## Start

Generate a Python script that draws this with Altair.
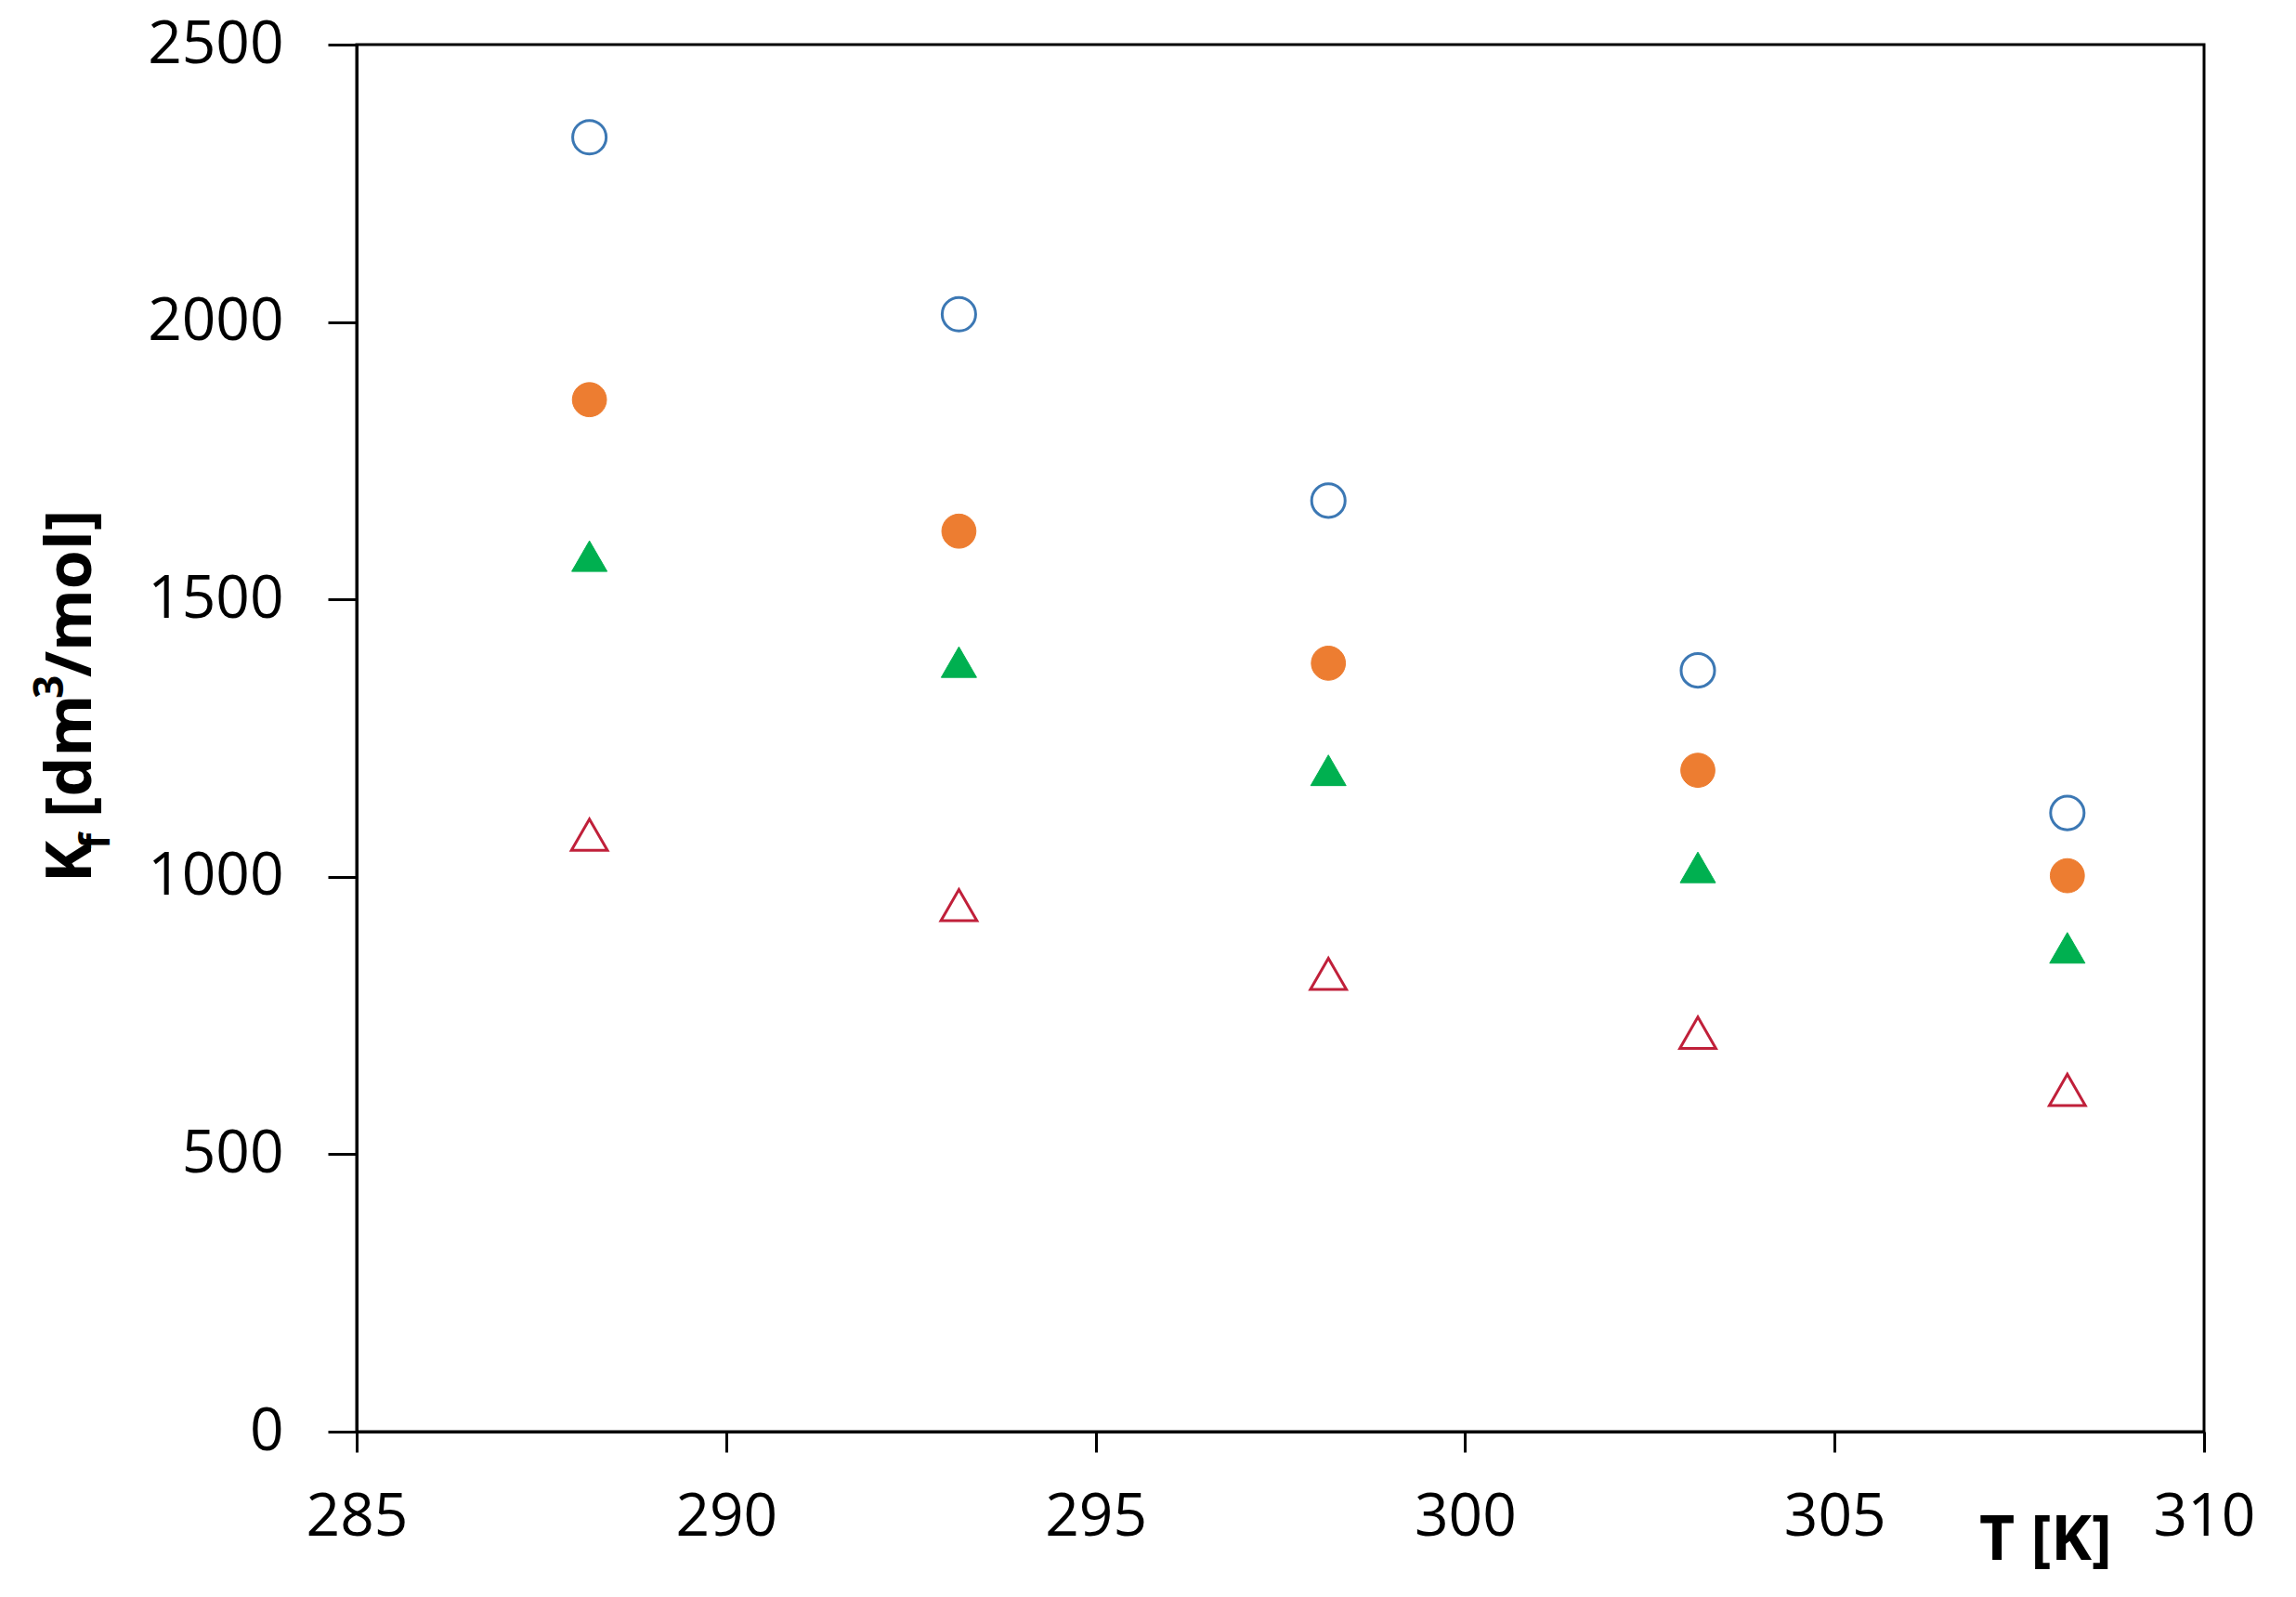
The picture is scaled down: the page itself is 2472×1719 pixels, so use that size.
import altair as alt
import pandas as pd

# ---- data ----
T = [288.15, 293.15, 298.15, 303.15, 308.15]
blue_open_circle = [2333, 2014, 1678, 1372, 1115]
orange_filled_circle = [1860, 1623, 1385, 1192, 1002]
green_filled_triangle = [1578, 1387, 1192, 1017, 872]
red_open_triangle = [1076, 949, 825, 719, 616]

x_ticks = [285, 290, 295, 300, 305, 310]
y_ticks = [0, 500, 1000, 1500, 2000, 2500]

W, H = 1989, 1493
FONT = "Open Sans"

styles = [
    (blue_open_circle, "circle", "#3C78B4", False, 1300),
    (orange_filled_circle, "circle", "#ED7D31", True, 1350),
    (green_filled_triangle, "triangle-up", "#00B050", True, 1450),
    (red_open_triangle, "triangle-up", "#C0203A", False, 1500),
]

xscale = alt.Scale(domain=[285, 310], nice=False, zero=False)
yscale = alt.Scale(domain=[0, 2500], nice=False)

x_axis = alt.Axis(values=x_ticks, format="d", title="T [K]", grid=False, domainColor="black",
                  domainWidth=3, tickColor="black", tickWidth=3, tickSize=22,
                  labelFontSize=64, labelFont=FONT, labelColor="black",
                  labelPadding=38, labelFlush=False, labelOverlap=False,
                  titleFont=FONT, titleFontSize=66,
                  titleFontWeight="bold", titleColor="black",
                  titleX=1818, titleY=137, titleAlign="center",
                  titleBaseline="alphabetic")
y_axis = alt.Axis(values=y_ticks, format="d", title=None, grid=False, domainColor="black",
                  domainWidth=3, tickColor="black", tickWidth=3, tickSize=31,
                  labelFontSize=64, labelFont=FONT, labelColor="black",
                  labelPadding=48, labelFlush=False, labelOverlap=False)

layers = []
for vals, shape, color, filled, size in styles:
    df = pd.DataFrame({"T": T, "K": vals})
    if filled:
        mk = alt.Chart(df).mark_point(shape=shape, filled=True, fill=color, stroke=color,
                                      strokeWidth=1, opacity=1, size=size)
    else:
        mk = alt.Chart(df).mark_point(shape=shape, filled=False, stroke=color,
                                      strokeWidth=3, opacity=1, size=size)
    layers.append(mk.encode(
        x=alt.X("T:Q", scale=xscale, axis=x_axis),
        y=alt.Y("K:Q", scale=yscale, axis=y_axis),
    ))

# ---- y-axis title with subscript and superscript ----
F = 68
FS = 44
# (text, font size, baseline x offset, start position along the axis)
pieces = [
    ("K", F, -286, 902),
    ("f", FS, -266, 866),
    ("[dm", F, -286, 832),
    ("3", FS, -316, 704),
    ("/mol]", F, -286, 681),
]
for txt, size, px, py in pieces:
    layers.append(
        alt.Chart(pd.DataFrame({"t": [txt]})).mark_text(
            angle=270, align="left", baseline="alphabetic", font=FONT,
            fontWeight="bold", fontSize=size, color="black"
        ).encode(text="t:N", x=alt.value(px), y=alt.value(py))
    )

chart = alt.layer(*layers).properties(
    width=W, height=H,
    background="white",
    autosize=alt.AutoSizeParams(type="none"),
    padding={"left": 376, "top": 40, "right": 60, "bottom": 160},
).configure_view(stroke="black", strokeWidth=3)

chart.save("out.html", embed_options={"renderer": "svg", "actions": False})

## End

**Task:** Starting with the line with "The picture is" and ending with the line with "red_open_triangle = [1076, 949, 825, 719, 616]", extract every line exactly and nothing outside that span.

**The reply:**
The picture is scaled down: the page itself is 2472×1719 pixels, so use that size.
import altair as alt
import pandas as pd

# ---- data ----
T = [288.15, 293.15, 298.15, 303.15, 308.15]
blue_open_circle = [2333, 2014, 1678, 1372, 1115]
orange_filled_circle = [1860, 1623, 1385, 1192, 1002]
green_filled_triangle = [1578, 1387, 1192, 1017, 872]
red_open_triangle = [1076, 949, 825, 719, 616]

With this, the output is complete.